==== Material for the task ====

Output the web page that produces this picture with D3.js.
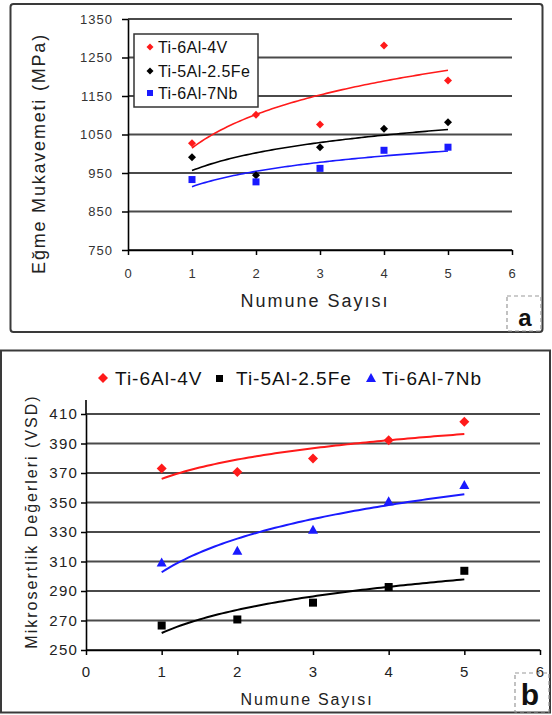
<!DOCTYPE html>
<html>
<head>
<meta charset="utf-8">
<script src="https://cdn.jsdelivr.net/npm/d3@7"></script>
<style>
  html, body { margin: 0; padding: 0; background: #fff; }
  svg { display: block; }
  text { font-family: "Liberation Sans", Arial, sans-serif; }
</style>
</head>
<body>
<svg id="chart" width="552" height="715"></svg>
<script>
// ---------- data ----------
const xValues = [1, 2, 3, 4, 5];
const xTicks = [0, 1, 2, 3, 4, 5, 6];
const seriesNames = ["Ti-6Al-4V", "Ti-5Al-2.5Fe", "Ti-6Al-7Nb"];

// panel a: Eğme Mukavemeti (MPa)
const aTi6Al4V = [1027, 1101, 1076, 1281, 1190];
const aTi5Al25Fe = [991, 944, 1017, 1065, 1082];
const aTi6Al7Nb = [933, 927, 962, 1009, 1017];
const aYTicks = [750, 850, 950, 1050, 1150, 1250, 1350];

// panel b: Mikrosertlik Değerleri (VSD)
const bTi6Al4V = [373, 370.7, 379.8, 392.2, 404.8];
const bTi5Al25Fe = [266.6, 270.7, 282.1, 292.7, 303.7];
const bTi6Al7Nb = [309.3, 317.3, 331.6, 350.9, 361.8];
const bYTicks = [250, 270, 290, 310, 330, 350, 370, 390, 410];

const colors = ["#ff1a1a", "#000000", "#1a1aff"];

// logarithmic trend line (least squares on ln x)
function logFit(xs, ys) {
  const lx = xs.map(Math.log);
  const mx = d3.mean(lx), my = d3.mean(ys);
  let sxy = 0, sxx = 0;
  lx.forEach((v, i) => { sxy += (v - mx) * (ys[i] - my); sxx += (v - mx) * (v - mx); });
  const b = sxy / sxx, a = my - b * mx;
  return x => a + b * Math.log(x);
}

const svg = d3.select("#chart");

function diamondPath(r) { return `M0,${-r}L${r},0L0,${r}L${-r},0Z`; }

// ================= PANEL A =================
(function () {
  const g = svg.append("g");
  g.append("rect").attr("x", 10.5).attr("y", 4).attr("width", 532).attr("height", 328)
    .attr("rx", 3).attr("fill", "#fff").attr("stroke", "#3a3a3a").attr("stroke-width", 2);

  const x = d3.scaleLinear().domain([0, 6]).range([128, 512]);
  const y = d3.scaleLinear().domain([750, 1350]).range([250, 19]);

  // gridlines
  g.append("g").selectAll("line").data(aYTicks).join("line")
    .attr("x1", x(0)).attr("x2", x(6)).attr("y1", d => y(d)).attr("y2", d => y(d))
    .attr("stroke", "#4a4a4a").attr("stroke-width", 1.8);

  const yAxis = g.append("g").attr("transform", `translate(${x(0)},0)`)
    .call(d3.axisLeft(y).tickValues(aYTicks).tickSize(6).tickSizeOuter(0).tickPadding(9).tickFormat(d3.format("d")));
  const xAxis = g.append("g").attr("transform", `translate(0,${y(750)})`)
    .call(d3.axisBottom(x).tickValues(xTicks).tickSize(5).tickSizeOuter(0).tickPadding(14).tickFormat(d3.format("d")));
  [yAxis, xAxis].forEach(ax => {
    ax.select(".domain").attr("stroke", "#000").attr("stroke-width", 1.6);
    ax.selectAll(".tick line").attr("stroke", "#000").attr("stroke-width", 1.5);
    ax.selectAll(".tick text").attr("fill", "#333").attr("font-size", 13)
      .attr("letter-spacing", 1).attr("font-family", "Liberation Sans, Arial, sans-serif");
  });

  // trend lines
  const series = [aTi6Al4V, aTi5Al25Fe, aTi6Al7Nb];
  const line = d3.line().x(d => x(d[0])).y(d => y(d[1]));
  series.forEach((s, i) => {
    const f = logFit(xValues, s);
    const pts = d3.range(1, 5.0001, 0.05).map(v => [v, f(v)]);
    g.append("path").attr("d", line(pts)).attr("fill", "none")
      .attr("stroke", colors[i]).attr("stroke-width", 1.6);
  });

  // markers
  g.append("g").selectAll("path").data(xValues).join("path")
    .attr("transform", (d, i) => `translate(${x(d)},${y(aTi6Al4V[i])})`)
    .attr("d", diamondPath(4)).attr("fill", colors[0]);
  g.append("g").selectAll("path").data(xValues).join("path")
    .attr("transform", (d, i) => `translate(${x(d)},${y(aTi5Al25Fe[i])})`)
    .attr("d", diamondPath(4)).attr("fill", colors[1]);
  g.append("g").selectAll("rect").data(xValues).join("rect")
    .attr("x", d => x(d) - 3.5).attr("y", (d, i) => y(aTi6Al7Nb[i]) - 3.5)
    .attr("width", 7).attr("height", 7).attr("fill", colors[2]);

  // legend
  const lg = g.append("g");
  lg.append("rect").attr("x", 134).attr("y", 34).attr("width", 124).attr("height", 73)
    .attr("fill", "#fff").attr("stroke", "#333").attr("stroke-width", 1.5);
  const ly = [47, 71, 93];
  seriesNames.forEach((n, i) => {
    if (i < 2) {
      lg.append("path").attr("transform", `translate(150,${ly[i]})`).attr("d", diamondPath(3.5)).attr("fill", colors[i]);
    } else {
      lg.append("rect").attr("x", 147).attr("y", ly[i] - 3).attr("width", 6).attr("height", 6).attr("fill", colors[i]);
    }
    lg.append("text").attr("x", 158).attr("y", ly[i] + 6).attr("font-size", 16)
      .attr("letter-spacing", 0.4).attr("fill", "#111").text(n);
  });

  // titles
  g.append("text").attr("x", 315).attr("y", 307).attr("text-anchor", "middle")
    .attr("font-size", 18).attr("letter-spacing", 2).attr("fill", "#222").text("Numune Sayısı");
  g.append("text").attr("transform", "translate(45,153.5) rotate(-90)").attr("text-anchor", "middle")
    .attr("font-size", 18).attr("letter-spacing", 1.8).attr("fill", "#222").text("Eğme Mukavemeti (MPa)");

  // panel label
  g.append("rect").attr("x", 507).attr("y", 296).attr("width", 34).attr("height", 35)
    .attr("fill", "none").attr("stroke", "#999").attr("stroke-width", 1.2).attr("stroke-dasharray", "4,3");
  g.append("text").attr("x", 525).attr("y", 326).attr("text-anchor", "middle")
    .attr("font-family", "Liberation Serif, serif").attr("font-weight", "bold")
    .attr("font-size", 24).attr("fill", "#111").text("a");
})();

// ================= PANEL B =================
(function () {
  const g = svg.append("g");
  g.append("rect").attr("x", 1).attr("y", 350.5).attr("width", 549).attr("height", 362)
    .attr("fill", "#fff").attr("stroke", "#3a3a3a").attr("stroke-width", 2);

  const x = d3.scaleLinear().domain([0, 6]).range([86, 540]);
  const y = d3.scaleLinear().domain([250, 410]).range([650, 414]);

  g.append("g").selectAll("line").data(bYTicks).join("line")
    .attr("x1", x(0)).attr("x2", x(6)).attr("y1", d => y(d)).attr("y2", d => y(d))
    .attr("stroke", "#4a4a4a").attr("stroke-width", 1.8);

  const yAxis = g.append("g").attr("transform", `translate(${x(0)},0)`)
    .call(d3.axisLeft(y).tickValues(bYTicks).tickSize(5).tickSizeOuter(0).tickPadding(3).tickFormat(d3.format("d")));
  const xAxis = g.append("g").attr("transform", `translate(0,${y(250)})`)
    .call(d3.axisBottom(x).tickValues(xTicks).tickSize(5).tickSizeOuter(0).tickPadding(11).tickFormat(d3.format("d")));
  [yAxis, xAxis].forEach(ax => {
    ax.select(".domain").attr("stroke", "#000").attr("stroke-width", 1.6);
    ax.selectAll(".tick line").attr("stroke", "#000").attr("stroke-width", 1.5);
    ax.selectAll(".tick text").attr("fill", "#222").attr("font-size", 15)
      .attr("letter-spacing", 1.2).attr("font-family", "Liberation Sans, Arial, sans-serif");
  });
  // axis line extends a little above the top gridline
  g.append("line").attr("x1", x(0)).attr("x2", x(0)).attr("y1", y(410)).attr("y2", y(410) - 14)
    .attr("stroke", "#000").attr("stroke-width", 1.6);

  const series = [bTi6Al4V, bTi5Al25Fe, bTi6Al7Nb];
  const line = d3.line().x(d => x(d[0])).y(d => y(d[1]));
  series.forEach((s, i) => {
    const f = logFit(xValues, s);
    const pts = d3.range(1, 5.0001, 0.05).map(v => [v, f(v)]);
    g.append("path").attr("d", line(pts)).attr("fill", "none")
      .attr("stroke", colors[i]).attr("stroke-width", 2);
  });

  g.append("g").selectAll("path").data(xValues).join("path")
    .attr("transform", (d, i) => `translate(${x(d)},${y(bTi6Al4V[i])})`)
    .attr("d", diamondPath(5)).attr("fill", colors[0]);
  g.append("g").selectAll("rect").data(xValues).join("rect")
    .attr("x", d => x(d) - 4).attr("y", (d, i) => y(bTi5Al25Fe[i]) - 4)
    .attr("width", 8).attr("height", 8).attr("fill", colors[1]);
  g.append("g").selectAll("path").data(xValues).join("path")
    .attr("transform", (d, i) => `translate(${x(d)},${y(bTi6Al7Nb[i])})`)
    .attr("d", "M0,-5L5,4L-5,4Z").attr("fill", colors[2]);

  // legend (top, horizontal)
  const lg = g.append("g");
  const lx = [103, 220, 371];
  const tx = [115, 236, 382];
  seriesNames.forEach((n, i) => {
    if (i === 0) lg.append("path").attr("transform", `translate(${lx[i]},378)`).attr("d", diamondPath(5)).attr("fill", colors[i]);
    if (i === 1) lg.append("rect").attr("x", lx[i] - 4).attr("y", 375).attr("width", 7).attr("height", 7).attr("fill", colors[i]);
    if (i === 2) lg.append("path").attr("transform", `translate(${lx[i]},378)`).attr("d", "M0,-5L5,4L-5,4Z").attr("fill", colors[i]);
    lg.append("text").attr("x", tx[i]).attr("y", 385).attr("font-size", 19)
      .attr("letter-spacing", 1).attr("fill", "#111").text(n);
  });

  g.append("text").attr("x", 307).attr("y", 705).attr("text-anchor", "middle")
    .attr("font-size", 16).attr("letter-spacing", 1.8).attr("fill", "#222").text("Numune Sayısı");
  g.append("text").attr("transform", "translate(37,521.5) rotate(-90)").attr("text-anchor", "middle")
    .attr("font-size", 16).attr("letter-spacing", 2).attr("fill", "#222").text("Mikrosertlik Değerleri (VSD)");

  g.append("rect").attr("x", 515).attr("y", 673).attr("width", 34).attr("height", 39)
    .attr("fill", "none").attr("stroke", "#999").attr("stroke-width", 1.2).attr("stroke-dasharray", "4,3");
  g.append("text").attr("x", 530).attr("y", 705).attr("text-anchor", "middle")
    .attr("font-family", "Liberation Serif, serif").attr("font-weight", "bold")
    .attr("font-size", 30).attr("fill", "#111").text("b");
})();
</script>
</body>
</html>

====
==== Material for the task ====

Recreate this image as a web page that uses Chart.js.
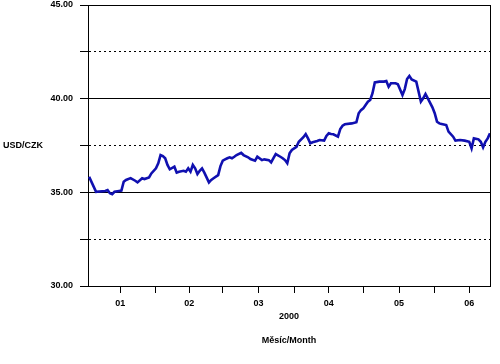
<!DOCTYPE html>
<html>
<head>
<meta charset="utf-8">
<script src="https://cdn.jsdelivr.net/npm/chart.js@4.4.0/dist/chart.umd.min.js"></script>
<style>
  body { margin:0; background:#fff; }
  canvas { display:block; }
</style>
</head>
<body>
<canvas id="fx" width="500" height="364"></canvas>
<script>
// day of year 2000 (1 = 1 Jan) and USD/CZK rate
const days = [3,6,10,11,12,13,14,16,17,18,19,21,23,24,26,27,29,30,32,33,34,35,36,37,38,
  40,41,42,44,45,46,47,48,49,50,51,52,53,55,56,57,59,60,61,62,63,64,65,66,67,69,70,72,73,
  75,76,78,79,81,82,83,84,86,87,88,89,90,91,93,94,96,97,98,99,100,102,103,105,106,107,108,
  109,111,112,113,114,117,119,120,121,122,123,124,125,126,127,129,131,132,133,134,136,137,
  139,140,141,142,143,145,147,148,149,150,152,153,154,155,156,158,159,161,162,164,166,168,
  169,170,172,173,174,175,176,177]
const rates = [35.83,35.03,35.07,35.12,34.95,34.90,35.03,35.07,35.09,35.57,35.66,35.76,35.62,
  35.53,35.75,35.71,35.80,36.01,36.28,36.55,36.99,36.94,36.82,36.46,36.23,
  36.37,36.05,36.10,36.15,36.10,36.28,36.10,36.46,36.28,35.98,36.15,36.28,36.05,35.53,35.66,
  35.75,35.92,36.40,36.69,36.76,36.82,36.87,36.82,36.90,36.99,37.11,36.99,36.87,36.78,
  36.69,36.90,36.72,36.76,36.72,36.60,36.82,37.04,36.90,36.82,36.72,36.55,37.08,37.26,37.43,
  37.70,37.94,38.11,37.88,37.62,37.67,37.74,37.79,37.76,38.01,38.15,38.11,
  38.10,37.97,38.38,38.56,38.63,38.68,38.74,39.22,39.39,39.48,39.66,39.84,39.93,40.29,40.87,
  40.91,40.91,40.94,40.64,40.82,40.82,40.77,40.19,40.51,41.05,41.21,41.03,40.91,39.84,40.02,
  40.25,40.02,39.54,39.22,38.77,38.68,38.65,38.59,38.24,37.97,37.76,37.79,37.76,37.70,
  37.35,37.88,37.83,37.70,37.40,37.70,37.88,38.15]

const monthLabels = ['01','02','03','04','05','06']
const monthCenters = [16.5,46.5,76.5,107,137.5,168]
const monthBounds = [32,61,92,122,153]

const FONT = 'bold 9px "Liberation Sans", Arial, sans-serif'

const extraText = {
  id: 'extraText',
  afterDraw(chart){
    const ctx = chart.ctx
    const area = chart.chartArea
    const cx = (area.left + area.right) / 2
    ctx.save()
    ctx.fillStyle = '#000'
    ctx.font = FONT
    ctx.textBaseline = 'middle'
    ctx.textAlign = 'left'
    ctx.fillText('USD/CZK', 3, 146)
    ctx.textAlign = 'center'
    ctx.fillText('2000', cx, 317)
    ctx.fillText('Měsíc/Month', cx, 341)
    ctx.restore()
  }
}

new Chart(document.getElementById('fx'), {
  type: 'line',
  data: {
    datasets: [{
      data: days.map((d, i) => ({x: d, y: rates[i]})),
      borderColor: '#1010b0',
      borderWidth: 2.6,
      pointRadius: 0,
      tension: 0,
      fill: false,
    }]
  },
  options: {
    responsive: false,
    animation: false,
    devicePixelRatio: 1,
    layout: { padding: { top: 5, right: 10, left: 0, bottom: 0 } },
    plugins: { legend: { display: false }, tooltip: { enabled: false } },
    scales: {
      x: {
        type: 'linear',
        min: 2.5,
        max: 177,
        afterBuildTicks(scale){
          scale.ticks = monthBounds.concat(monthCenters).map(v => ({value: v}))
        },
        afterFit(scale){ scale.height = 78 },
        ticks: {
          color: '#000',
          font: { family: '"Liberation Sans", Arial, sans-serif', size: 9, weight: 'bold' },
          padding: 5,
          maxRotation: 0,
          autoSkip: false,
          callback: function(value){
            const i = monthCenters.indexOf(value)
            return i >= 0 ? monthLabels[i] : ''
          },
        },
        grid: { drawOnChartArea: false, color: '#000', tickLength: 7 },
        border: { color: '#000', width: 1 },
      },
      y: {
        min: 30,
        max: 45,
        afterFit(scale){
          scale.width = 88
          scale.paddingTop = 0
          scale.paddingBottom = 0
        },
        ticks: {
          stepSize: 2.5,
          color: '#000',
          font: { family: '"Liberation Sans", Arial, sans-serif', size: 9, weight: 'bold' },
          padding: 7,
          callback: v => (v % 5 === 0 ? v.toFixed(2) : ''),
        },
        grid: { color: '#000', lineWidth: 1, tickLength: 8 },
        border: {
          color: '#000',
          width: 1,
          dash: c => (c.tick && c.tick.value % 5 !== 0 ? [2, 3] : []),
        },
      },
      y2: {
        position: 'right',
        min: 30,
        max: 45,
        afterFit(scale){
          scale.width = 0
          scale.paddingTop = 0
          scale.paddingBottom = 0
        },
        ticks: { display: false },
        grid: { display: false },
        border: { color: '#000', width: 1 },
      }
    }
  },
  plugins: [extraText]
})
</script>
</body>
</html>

====
==== Material for the task ====

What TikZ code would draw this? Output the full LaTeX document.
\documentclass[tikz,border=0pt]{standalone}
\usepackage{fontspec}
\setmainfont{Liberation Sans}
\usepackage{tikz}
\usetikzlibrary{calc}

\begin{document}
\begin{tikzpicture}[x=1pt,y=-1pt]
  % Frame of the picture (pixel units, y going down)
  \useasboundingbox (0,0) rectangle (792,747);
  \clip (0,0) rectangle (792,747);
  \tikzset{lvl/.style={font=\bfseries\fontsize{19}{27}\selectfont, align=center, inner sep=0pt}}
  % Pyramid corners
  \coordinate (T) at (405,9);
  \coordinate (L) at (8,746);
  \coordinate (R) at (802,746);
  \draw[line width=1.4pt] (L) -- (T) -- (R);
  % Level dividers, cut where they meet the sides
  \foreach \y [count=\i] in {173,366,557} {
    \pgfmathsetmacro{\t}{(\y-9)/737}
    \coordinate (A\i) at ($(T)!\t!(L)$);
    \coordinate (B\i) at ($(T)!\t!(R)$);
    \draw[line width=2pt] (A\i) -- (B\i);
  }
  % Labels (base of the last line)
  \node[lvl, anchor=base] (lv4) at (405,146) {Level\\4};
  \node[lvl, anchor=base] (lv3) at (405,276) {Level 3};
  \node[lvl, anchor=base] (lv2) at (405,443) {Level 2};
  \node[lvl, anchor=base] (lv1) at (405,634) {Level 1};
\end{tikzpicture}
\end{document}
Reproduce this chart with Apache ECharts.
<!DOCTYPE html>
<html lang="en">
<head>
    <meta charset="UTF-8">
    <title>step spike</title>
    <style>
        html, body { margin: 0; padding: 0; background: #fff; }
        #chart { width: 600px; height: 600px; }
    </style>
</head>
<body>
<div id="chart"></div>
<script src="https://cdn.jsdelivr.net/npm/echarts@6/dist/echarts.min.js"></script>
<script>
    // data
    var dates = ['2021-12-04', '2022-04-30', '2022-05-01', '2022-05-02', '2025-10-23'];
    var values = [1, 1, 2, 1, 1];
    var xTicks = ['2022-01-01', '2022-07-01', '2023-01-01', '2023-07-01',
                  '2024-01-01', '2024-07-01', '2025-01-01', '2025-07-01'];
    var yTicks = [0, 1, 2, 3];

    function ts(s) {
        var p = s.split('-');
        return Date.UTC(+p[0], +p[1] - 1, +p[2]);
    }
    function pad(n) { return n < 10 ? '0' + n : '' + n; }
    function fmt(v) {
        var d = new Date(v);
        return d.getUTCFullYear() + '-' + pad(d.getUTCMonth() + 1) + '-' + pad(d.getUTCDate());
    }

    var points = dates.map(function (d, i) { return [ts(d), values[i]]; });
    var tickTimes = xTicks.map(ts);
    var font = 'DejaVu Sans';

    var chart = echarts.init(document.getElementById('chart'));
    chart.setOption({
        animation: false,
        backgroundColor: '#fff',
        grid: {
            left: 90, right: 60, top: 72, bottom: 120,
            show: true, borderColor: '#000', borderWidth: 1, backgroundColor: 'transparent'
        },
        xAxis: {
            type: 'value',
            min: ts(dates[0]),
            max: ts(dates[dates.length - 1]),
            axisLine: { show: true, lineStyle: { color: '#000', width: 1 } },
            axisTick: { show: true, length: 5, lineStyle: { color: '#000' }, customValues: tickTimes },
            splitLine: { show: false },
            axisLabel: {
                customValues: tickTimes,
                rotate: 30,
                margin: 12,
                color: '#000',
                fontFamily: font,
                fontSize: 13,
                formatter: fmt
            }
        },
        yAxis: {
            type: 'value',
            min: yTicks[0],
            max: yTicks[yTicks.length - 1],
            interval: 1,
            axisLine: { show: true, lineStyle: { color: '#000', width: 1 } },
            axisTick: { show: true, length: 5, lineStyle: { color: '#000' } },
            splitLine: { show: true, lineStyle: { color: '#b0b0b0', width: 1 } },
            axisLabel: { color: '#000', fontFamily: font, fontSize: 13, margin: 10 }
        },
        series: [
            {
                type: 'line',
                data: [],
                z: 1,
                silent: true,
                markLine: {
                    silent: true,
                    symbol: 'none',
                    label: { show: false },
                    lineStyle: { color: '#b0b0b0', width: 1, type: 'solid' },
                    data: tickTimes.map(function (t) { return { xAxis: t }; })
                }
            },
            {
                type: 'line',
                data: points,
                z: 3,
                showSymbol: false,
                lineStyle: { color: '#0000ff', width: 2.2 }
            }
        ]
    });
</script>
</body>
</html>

====

• **Set problem**
All lines above from the one containing "Output the web" through the one containing "const aYTicks = [750, 850, 950, 1050, 1150, 1250, 1350];" are to be quoted exactly, and only those; pictures are left out.

• **Written solution**
Output the web page that produces this picture with D3.js.
<!DOCTYPE html>
<html>
<head>
<meta charset="utf-8">
<script src="https://cdn.jsdelivr.net/npm/d3@7"></script>
<style>
  html, body { margin: 0; padding: 0; background: #fff; }
  svg { display: block; }
  text { font-family: "Liberation Sans", Arial, sans-serif; }
</style>
</head>
<body>
<svg id="chart" width="552" height="715"></svg>
<script>
// ---------- data ----------
const xValues = [1, 2, 3, 4, 5];
const xTicks = [0, 1, 2, 3, 4, 5, 6];
const seriesNames = ["Ti-6Al-4V", "Ti-5Al-2.5Fe", "Ti-6Al-7Nb"];

// panel a: Eğme Mukavemeti (MPa)
const aTi6Al4V = [1027, 1101, 1076, 1281, 1190];
const aTi5Al25Fe = [991, 944, 1017, 1065, 1082];
const aTi6Al7Nb = [933, 927, 962, 1009, 1017];
const aYTicks = [750, 850, 950, 1050, 1150, 1250, 1350];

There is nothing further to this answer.